#### [EXERCISE AIM]
Go through the listing and return every line with "that" in it.

#### [SUPPLIED INFORMATION]

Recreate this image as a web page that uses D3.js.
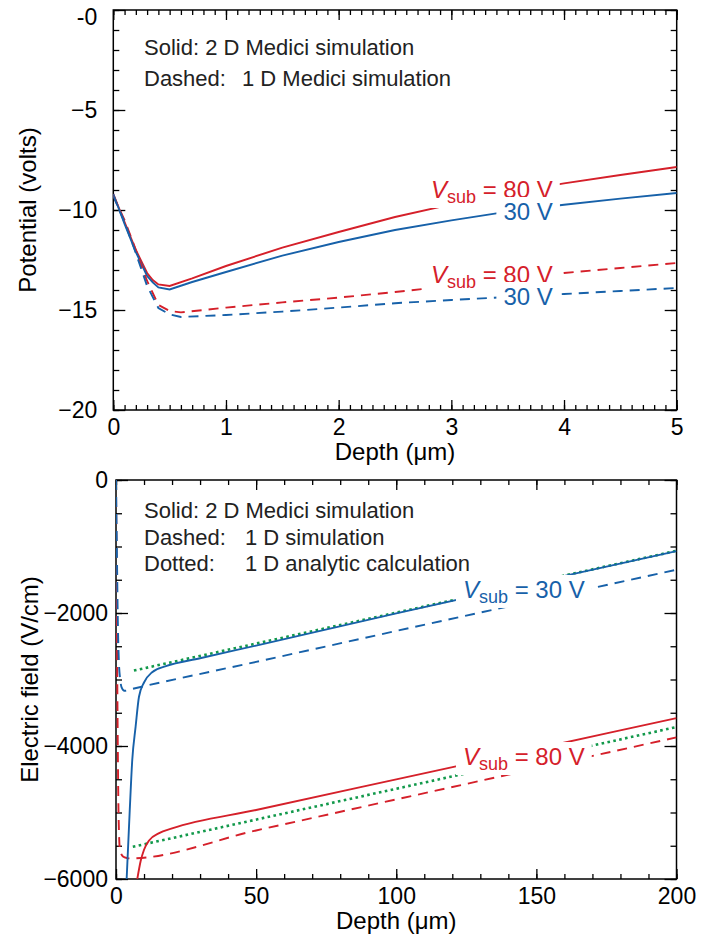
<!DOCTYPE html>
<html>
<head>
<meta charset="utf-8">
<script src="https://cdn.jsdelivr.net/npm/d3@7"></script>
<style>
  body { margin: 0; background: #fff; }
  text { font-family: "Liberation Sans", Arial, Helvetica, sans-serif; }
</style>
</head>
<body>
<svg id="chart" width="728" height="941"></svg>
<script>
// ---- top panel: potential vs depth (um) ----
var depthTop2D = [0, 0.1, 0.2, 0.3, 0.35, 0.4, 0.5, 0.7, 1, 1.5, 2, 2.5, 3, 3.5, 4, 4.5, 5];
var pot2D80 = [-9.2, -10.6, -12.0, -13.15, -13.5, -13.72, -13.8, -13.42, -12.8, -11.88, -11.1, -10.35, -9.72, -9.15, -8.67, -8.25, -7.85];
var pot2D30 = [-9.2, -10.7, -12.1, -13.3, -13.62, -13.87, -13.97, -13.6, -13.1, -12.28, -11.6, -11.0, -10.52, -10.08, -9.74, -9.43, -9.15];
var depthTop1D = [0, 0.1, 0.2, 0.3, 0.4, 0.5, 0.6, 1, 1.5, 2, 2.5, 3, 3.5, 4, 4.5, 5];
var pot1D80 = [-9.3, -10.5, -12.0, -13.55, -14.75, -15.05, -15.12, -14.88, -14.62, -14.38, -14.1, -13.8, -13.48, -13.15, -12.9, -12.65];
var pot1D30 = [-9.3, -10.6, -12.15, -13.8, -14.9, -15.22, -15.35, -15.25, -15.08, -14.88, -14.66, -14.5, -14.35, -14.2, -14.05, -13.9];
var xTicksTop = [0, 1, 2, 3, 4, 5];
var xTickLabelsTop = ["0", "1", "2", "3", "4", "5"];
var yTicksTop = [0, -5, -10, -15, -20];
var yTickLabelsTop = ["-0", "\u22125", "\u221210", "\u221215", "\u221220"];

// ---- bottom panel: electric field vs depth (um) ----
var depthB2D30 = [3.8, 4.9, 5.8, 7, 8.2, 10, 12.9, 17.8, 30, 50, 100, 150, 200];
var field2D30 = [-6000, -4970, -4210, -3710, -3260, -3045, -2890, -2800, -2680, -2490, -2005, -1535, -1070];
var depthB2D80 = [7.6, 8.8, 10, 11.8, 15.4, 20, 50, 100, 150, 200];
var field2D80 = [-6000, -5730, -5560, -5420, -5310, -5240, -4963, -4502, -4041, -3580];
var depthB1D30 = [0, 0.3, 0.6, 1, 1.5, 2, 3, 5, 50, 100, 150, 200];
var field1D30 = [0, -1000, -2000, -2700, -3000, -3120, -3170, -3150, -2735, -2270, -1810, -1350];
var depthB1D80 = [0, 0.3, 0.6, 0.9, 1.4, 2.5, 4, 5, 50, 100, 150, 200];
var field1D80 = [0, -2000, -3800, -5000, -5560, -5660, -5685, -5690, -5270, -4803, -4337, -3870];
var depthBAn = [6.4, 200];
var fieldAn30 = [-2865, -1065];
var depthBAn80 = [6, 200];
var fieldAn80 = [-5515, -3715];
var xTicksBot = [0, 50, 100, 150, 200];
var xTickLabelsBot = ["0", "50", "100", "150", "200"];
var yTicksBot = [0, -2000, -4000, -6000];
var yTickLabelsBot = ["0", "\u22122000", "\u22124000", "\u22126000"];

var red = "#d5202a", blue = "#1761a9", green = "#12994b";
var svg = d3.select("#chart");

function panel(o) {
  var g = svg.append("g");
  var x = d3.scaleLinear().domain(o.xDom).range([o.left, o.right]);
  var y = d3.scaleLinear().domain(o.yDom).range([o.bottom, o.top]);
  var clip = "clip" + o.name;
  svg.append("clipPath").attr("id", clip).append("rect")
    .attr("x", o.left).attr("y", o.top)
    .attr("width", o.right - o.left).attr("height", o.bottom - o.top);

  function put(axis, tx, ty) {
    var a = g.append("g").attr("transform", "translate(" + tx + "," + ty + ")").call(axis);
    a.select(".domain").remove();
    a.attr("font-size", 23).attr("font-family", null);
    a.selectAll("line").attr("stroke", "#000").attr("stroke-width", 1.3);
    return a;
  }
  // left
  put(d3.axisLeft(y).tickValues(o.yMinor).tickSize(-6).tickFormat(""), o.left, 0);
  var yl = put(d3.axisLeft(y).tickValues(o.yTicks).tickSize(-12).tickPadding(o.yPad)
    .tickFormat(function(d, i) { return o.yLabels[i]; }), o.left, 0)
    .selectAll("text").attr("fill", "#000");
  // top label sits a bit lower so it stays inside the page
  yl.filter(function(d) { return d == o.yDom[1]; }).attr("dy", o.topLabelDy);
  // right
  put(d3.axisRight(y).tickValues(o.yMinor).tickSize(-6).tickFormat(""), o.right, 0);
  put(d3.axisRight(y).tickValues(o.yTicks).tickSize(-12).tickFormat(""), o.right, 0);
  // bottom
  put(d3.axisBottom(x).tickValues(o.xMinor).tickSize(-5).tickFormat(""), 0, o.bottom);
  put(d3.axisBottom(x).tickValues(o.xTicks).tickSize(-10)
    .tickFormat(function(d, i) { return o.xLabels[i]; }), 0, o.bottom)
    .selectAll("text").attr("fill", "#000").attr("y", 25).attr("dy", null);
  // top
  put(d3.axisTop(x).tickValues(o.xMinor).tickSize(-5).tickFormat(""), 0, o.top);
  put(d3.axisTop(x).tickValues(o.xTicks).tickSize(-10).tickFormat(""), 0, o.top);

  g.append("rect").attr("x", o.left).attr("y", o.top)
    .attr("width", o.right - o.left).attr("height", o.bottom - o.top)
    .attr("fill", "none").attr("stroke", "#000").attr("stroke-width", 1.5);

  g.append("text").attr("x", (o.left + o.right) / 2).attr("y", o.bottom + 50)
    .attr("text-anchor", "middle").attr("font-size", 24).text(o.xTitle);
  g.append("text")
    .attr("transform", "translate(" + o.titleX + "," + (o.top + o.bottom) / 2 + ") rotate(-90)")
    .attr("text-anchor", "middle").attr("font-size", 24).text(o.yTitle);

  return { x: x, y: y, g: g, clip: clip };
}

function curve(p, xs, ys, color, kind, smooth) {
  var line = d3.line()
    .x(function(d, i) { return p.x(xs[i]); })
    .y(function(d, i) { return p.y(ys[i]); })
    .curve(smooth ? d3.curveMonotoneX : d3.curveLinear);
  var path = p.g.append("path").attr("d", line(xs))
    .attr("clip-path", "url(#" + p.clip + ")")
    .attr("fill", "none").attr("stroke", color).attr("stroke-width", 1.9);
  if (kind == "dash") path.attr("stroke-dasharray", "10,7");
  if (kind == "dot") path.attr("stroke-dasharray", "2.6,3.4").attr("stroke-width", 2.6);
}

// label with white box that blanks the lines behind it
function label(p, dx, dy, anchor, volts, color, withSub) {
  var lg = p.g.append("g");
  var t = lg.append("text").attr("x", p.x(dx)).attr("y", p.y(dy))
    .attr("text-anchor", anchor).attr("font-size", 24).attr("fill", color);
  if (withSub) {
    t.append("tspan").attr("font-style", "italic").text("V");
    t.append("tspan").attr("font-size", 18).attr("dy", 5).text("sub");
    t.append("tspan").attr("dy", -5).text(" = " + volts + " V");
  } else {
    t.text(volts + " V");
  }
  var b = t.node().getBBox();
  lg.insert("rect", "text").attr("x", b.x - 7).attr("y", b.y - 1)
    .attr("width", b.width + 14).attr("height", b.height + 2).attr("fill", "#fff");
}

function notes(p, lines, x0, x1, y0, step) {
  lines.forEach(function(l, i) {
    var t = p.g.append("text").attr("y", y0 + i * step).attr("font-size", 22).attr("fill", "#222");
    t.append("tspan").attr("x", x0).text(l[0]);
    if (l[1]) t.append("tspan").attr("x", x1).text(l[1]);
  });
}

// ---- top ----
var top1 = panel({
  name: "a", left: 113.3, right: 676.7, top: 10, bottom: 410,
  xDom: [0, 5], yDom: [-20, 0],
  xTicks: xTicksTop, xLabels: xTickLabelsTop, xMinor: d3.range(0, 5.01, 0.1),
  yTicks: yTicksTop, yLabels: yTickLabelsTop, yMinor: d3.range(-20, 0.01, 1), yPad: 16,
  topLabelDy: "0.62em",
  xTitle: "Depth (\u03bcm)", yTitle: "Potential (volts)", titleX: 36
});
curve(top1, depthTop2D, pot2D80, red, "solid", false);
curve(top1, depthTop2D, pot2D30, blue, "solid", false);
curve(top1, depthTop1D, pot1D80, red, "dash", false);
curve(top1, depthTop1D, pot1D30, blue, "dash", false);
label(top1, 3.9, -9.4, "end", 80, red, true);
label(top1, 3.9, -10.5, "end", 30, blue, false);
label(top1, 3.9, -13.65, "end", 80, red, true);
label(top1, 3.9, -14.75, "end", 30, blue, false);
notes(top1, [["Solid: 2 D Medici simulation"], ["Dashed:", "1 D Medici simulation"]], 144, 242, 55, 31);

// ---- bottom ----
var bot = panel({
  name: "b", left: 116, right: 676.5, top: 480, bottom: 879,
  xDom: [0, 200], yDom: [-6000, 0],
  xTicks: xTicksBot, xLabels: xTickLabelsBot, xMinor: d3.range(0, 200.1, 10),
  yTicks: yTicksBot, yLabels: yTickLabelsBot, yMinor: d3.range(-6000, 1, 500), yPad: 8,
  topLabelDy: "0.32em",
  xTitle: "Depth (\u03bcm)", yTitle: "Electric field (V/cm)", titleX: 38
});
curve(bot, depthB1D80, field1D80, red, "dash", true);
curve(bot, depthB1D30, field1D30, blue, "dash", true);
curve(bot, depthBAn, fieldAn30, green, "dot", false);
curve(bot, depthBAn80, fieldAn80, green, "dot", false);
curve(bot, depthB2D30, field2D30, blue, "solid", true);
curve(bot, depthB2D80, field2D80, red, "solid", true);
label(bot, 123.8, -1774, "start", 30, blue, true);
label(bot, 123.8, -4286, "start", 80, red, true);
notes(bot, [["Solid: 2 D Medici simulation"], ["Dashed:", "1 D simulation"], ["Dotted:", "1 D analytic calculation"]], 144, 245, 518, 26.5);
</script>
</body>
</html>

#### [CORRECT ANSWER]
Recreate this image as a web page that uses D3.js.
// label with white box that blanks the lines behind it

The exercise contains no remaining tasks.